Leadership Development Program

School mentors key to unlocking Associate expertise

Monday, February 5th, 2024

“A big part of why I think TFA is head and shoulders above other programs is the support you get.”

Eliza Kramer, Cohort 2021 Alumna, said one of the standout features of Teach For Australia’s employment-based pathway is the one-on-one coaching and mentoring provided during the two-year program.

Each Leadership Development Program Associate has a dedicated TFA Teaching and Leadership Coach, an Australian Catholic University (ACU) Academic Mentor, and an in-school mentor to accelerate their development while teaching in the classroom and studying their Masters.

“You have three different support people who are with you for the entire two years and have nothing but your best interests at heart. They became not just mentors, but friends and really trusted people in those two years – people I still talk to today,” Eliza said.

From mentee to in-school mentor

In some cases, the in-school mentors are also TFA Alumni themselves – which gives them a unique understanding of the Associate experience.

That includes Sonia Loudon and Rachelle Cole, who are both Alumnae of TFA’s Cohort 2013 and mentor Associates at Elevation Secondary College in Craigieburn, Victoria.

Sonia is now an Assistant Principal at the school and said she became a mentor to “pay it forward”.

“The in-school mentor I had when I was an Associate was brilliant – she made me a much better teacher and still mentors me to this day,” Sonia said.

“Even though we are years apart, there is so much of the experience that we can relate to, and I hope we’re able to provide much more value to the mentee because we’ve been through the program before.”

Award-winning Associate

Sonia and Rachelle both mentored Cohort 2022 Alumna, Alice Hu, who was placed at Elevation Secondary College, a government secondary school in Craigieburn, Victoria to teach Mathematics during the program.

Within those two years, supported by her mentors, Alice quickly became an award-winning teacher – receiving an Outstanding Early Career Secondary Teacher Award from the Victorian Government – and helped her students achieve significant learning outcomes.

One of Alice’s students took out the National Maths Talent Quest, another was best in school for the Australian maths competition, and another advanced three years in Maths Pathway in just one year.

Sonia mentored Alice in her first year of TFA’s program and said she was already a strong teacher with a deep knowledge and passion for Mathematics – but one thing they worked on together was the fact that not all students were as “inherently fascinated by, and motivated to learn maths” as she was.

“We looked at sharing a sense of achievement but also urgency and accountability in the class to get her students engaged and invested. We also worked on creating a culture where everyone in the class is participating, everyone has a role to play, and everyone is expected to give their best,” Sonia said.

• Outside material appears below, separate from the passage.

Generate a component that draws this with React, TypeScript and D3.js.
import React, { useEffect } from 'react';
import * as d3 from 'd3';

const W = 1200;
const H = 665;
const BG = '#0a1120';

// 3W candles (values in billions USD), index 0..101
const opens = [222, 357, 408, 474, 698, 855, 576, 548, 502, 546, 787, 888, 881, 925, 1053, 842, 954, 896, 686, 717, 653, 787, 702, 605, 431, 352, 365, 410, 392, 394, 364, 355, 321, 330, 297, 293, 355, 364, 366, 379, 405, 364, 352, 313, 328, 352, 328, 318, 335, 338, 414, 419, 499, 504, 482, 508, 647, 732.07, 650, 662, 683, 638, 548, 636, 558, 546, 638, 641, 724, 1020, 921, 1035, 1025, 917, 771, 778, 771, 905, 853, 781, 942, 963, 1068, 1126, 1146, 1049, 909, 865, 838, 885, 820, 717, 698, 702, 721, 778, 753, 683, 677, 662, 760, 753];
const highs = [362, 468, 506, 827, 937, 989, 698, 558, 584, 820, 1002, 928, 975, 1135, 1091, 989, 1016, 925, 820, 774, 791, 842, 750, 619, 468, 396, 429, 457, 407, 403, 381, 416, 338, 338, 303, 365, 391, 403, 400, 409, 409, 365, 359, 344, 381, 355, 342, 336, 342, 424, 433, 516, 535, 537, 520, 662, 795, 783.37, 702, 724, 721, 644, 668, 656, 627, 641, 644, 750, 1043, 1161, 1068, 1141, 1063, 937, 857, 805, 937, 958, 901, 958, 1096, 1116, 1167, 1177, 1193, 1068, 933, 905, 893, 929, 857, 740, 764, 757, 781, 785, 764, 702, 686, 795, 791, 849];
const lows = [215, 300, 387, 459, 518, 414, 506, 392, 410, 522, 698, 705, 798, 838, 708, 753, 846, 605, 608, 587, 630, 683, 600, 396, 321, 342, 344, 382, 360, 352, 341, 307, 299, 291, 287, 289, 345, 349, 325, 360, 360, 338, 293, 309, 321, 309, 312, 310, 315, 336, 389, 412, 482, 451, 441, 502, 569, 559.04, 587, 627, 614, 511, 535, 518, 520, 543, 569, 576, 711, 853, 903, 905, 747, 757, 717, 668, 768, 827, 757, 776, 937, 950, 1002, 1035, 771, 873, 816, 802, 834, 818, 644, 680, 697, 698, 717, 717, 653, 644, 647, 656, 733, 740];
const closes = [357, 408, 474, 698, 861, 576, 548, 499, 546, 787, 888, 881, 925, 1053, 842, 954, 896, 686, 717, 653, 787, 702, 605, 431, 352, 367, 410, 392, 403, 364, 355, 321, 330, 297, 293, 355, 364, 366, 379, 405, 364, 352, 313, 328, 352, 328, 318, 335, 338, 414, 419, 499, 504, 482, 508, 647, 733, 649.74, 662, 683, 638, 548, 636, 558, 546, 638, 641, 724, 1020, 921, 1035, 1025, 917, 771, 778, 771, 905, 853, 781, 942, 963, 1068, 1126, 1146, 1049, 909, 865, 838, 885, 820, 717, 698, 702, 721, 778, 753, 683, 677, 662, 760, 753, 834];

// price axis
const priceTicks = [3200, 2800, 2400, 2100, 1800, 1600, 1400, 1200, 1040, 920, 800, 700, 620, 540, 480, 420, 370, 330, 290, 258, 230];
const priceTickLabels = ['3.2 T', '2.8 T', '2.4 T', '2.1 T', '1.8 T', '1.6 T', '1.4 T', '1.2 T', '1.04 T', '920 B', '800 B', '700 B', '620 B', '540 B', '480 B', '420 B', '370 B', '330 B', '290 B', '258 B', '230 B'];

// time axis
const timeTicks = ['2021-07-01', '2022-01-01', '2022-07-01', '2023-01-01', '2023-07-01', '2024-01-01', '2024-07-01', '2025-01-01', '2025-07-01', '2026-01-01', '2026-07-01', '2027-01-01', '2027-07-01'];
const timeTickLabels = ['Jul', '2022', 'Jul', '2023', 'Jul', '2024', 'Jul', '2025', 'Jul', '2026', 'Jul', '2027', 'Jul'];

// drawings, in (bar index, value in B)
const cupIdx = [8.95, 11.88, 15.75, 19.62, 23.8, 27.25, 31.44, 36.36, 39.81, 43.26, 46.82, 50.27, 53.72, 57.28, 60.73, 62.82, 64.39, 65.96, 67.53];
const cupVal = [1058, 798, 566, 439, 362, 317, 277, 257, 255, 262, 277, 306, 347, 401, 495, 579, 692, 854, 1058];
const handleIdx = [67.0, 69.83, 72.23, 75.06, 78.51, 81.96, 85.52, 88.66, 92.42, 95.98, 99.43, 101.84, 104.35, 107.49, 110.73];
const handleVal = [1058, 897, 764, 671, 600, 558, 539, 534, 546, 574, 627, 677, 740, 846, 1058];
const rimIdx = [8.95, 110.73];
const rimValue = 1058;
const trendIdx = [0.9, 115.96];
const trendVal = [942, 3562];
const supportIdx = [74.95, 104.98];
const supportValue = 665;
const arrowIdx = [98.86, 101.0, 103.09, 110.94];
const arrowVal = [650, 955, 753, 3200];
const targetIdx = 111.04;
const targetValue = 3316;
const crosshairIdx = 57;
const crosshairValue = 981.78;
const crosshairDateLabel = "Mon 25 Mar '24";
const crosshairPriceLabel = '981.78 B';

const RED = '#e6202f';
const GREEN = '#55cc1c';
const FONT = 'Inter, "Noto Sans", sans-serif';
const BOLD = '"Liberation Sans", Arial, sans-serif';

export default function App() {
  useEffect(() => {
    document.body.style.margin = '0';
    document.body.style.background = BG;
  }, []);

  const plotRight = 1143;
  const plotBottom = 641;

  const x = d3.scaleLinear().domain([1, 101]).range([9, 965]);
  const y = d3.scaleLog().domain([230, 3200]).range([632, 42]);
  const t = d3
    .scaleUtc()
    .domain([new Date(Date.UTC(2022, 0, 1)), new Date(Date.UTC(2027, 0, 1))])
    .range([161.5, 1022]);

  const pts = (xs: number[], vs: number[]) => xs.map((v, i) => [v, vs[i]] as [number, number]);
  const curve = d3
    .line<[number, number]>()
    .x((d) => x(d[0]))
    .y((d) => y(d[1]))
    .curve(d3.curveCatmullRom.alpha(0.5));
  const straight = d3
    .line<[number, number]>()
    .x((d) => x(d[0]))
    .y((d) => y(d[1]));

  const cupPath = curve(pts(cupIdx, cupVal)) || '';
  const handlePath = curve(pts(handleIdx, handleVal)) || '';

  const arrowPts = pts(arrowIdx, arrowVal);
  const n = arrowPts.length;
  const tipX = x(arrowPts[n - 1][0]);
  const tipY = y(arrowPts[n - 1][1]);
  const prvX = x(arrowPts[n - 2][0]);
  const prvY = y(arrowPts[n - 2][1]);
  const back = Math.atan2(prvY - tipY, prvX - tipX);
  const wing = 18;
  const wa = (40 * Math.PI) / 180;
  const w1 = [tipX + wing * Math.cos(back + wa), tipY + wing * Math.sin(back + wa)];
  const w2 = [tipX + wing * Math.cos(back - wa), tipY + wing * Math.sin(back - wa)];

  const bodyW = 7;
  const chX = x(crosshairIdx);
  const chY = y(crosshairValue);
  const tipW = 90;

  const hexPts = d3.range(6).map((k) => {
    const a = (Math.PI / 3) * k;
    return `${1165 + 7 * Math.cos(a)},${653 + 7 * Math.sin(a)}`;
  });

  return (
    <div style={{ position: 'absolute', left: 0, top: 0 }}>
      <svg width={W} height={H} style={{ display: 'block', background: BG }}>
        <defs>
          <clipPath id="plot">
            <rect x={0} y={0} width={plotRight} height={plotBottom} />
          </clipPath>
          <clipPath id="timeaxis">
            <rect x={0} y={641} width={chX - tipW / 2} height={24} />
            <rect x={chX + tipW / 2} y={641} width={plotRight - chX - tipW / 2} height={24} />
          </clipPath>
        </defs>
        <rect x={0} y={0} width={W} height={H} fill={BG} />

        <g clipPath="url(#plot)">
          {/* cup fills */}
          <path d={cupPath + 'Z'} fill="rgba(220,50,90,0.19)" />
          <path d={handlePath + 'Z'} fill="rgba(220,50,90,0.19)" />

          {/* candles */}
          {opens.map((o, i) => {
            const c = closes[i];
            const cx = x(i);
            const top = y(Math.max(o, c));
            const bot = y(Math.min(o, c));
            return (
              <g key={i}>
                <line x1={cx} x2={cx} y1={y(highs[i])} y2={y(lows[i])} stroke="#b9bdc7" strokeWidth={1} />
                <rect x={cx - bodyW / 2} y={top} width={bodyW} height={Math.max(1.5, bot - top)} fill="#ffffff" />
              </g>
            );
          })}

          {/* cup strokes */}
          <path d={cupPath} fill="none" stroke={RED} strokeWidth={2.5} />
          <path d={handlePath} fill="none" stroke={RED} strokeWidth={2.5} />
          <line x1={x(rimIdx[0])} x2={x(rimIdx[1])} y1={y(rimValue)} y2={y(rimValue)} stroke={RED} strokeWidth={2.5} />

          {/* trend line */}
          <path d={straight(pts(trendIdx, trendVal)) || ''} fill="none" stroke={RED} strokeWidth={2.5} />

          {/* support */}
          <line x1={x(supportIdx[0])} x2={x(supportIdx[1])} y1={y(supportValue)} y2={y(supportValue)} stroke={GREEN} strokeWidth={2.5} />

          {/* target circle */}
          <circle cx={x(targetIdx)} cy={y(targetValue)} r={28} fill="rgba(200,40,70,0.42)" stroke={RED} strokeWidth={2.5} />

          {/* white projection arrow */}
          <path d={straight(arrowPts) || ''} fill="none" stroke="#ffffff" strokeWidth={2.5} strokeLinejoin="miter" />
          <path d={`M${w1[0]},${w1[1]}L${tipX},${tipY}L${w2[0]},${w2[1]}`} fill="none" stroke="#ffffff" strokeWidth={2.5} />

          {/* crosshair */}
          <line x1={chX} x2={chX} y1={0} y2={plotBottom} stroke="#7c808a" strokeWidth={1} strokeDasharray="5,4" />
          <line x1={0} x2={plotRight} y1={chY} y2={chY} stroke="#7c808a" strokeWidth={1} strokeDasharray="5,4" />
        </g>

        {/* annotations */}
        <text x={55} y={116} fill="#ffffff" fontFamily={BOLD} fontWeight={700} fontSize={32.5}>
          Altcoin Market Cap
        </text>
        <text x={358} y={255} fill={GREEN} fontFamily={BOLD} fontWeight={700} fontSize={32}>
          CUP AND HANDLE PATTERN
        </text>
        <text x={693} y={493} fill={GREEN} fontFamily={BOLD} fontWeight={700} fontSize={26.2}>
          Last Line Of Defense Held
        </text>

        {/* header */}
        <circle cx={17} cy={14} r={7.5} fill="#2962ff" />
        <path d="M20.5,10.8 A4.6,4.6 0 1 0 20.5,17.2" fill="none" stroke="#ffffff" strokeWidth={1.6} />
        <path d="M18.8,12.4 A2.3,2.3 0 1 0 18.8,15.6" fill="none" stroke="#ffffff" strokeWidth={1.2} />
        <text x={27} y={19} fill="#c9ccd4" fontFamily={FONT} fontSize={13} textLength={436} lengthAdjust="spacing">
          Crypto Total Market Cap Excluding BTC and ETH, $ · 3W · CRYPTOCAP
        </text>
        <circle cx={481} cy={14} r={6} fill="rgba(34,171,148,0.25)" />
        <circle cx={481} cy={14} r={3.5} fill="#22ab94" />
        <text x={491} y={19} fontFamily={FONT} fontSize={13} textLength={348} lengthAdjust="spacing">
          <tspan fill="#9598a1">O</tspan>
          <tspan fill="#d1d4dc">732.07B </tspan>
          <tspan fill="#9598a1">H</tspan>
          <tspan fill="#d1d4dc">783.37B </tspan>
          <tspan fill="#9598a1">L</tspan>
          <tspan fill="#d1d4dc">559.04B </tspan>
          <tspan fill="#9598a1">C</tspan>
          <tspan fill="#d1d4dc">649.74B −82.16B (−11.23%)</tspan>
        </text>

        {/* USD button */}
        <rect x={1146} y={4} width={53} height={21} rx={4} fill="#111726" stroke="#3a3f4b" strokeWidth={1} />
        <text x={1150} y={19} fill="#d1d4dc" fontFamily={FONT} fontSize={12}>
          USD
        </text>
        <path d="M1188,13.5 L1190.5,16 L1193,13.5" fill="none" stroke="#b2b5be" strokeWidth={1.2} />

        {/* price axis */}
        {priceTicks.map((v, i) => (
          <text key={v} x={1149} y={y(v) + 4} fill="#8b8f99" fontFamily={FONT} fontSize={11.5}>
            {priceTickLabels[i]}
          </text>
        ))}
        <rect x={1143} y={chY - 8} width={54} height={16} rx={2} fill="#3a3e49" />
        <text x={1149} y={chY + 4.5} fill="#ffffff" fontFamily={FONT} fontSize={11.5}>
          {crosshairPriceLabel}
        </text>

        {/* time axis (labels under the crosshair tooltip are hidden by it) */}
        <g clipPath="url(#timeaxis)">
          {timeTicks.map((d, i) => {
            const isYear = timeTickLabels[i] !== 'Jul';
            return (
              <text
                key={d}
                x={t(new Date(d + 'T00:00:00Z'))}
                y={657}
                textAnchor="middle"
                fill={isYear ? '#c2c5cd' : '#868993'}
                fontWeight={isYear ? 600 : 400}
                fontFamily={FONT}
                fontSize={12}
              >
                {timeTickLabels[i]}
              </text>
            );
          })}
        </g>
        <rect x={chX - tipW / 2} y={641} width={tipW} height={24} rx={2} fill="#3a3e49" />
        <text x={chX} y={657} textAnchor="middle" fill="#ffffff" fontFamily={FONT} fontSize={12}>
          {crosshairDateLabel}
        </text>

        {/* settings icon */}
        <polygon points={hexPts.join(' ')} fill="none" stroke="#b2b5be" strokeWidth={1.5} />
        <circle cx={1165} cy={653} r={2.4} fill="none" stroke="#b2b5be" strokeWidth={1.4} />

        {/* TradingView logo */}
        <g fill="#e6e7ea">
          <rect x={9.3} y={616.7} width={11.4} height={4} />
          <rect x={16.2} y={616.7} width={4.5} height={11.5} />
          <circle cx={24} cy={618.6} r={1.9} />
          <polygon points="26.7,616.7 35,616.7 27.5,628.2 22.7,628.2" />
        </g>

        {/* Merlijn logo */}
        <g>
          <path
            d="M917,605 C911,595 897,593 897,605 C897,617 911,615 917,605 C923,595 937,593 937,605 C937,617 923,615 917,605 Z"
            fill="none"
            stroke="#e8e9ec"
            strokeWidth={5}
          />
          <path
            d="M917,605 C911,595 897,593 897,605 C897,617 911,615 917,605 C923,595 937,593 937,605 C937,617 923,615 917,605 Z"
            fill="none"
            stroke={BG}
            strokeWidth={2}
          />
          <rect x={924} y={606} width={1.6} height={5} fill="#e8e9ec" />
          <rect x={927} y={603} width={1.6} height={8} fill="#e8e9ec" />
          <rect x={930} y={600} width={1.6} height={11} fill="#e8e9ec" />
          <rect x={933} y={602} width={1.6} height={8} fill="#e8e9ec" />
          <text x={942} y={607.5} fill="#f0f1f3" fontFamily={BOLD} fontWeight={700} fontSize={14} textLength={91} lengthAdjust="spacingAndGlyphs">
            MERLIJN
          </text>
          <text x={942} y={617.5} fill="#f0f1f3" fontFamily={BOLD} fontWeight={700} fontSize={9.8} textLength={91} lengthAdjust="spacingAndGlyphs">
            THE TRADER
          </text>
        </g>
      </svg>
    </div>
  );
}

Alice said Sonia’s mentoring helped her to put learning at the forefront of all her conversations with students.

“I had to really diversify my measure of what success looked like in maths. Instead of ‘did you get an A?’ it was ‘did you attempt the question?’ – encouraging those positive behaviours,” Alice said.

Second-year focus shift

Alice was mentored by Rachelle in her second year of the program, with added focus on developing her leadership skills.

“Alice took on a leadership role in the planning team, so we talked a lot about running a team and how to do that effectively,” Rachelle said.

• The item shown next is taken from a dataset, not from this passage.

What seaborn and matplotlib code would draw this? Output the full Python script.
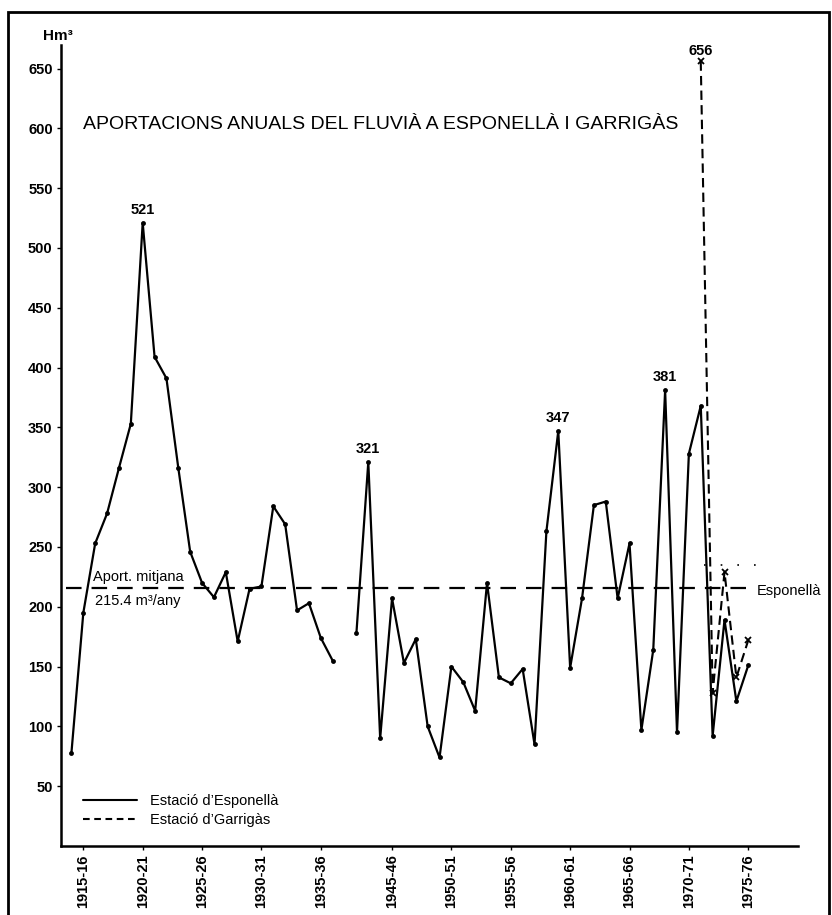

“Alice is very ambitious and so hard-working, and commitment and improvement focused, which is incredible and inspiring to see. A lot of our conversations were about deciding on priorities and what you can control to ensure the profession is sustainable for Alice in the long-term.”

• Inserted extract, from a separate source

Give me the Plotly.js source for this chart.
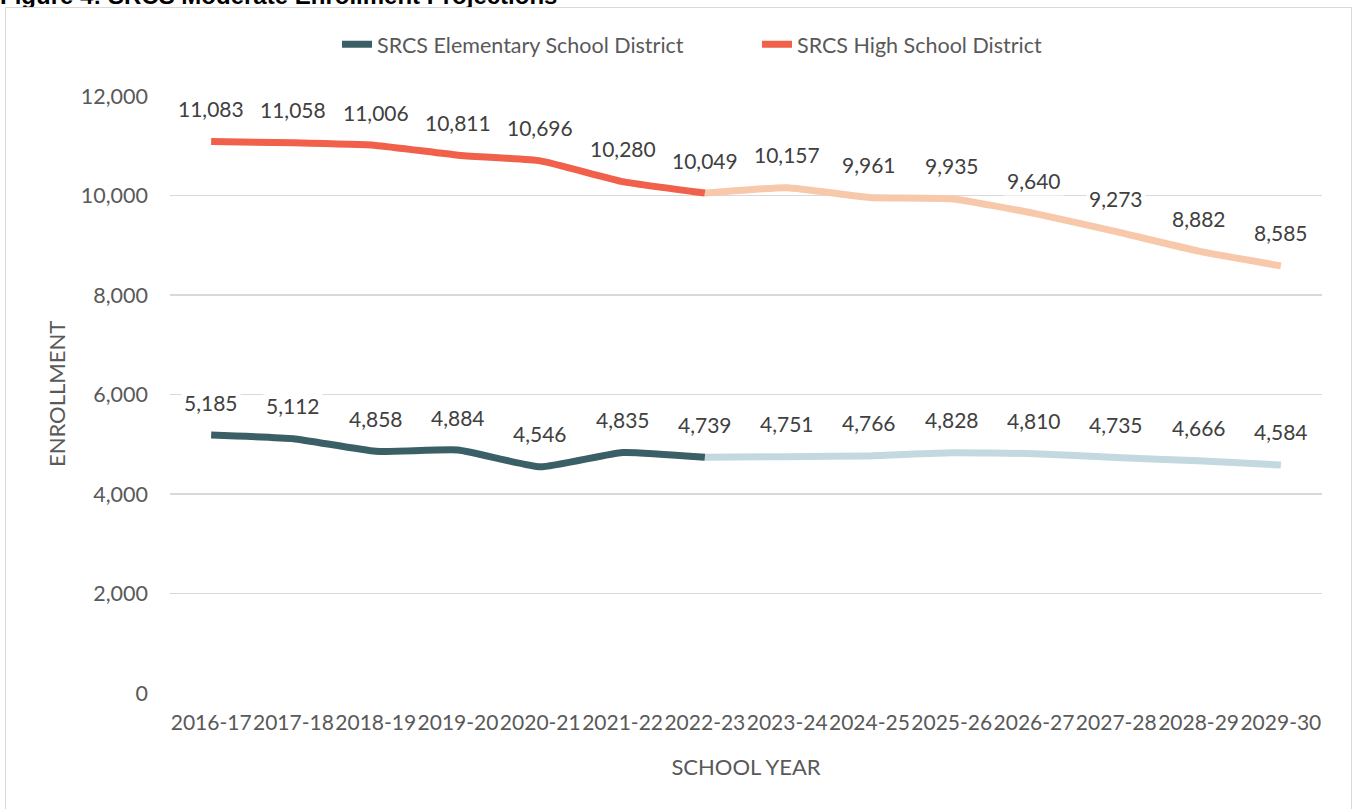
<!DOCTYPE html>
<html>
<head>
<meta charset="utf-8">
<script src="https://cdn.plot.ly/plotly-3.0.1.min.js"></script>
<style>
  html, body { margin: 0; padding: 0; background: #ffffff; overflow: hidden; }
  #title { position: absolute; left: 0px; top: -17px; font-family: "Liberation Sans", Arial, sans-serif; font-weight: bold; font-size: 24px; line-height: 26px; color: #000; white-space: nowrap; }
  #frame { position: absolute; left: 5px; top: 7px; width: 1345px; height: 805px; border: 1.5px solid #d9d9d9; background: #fff; }
  #chart { width: 1345px; height: 805px; }
</style>
</head>
<body>
<div id="title">Figure 4: SRCS Moderate Enrollment Projections</div>
<div id="frame"><div id="chart"></div></div>
<script>
// ---- data ----
const schoolYears = ["2016-17","2017-18","2018-19","2019-20","2020-21","2021-22","2022-23",
                     "2023-24","2024-25","2025-26","2026-27","2027-28","2028-29","2029-30"];
const lastActualIndex = 6; // 2022-23 is the last actual year
const elementaryEnrollment = [5185, 5112, 4858, 4884, 4546, 4835, 4739,
                              4751, 4766, 4828, 4810, 4735, 4666, 4584];
const highSchoolEnrollment = [11083, 11058, 11006, 10811, 10696, 10280, 10049,
                              10157, 9961, 9935, 9640, 9273, 8882, 8585];
const seriesNames = ["SRCS Elementary School District", "SRCS High School District"];
const yTickValues = [0, 2000, 4000, 6000, 8000, 10000, 12000];
const yAxisTitle = "ENROLLMENT";
const xAxisTitle = "SCHOOL YEAR";

// ---- styles ----
const FONT = "Lato, 'Open Sans', sans-serif";
const elemDark = "#3b5f67", elemLight = "#c3d9df";
const highDark = "#f0604a", highLight = "#f8c8aa";
const LW = 7;

const actualX = schoolYears.slice(0, lastActualIndex + 1);
const projX = schoolYears.slice(lastActualIndex);

const traces = [
  { x: projX, y: elementaryEnrollment.slice(lastActualIndex), type: "scatter", mode: "lines",
    line: { color: elemLight, width: LW, shape: "spline", smoothing: 0.4 }, showlegend: false, hoverinfo: "skip", cliponaxis: false },
  { x: projX, y: highSchoolEnrollment.slice(lastActualIndex), type: "scatter", mode: "lines",
    line: { color: highLight, width: LW, shape: "spline", smoothing: 0.4 }, showlegend: false, hoverinfo: "skip", cliponaxis: false },
  { x: actualX, y: elementaryEnrollment.slice(0, lastActualIndex + 1), type: "scatter", mode: "lines",
    name: seriesNames[0], line: { color: elemDark, width: LW, shape: "spline", smoothing: 0.4 }, cliponaxis: false, legendrank: 1 },
  { x: actualX, y: highSchoolEnrollment.slice(0, lastActualIndex + 1), type: "scatter", mode: "lines",
    name: seriesNames[1], line: { color: highDark, width: LW, shape: "spline", smoothing: 0.4 }, cliponaxis: false, legendrank: 2 }
];

const annotations = [];
[elementaryEnrollment, highSchoolEnrollment].forEach(series => {
  series.forEach((v, i) => {
    annotations.push({
      x: schoolYears[i], y: v, xref: "x", yref: "y",
      text: v.toLocaleString("en-US"), showarrow: false,
      yshift: 33, bgcolor: "#ffffff", borderpad: 2,
      font: { family: FONT, size: 21, color: "#404040" }
    });
  });
});
// y axis title placed as a rotated annotation
annotations.push({
  text: yAxisTitle, xref: "paper", yref: "paper", x: -0.0985, y: 0.5,
  xanchor: "center", yanchor: "middle", textangle: -90, showarrow: false,
  font: { family: FONT, size: 22, color: "#595959" }
});

const layout = {
  width: 1345, height: 805,
  margin: { l: 164, r: 29, t: 88, b: 120 },
  paper_bgcolor: "#ffffff", plot_bgcolor: "#ffffff",
  font: { family: FONT, size: 21, color: "#595959" },
  showlegend: true,
  legend: {
    orientation: "h", xref: "container", yref: "container",
    x: 331 / 1345, xanchor: "left", y: 0.955, yanchor: "middle",
    font: { family: FONT, size: 21.5, color: "#595959" },
    traceorder: "normal", entrywidth: 375, entrywidthmode: "pixels"
  },
  xaxis: {
    type: "category", categoryarray: schoolYears, categoryorder: "array",
    showgrid: false, zeroline: false, showline: false, ticks: "",
    tickangle: 0, ticklabelstandoff: 15,
    tickfont: { family: FONT, size: 21, color: "#595959" },
    title: { text: xAxisTitle, standoff: 26, font: { family: FONT, size: 22, color: "#595959" } },
    range: [-0.5, schoolYears.length - 0.5], fixedrange: true
  },
  yaxis: {
    range: [0, 12000], tickvals: yTickValues, tickformat: ",d",
    showgrid: true, gridcolor: "#d9d9d9", gridwidth: 1.5,
    zeroline: false, showline: false, ticks: "",
    ticklabelstandoff: 21,
    tickfont: { family: FONT, size: 21.5, color: "#595959" },
    fixedrange: true
  },
  annotations: annotations
};

Plotly.newPlot("chart", traces, layout, { staticPlot: true, displayModeBar: false });
</script>
</body>
</html>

This shift in focus “tracks the journey you take in the Leadership Development Program”, according to Sonia.

“What we were working on in the first year is getting pretty good at teaching – and you work on that forever – I’m still trying to be a better teacher,” Sonia said.

“Going into the second year, the focus often shifts to taking on leadership and fostering some of the ideas you have. Mentors help you figure our your priorities and next steps and put them into action.”

Mentoring is ‘invaluable’

Alice said she would have been “a fish out of water” without the support of her mentors at Elevation Secondary College.

“When you come into the program and you have the cognitive overload from just managing 25 students at once, the mentor structure is invaluable because it helps you to focus and understand what parts of your expertise can fit into what parts of the school to improve outcomes for students,” she said.

Sonia said Alice had brought “something different and special” to the school and her students.

“You go in as an Associate not really knowing anything about schools, but because of the way TFA selects associates, they bring some really fantastic ideas and really important new perspectives,” she said. “Alice’s first-hand experience of studying Mathematics at University, and what it took to get her there, has shaped the way she talks about the subject with her students. It’s also led to changes in our curriculum and acceleration programs.

“Each Associate comes with something to offer – but we have got to bring them the right situation, support, context and voice to be able to contribute that. Good mentors realise that you have to hear and harness the perspective of individual Associates because they can see things about your school and your students that you might not be able to.”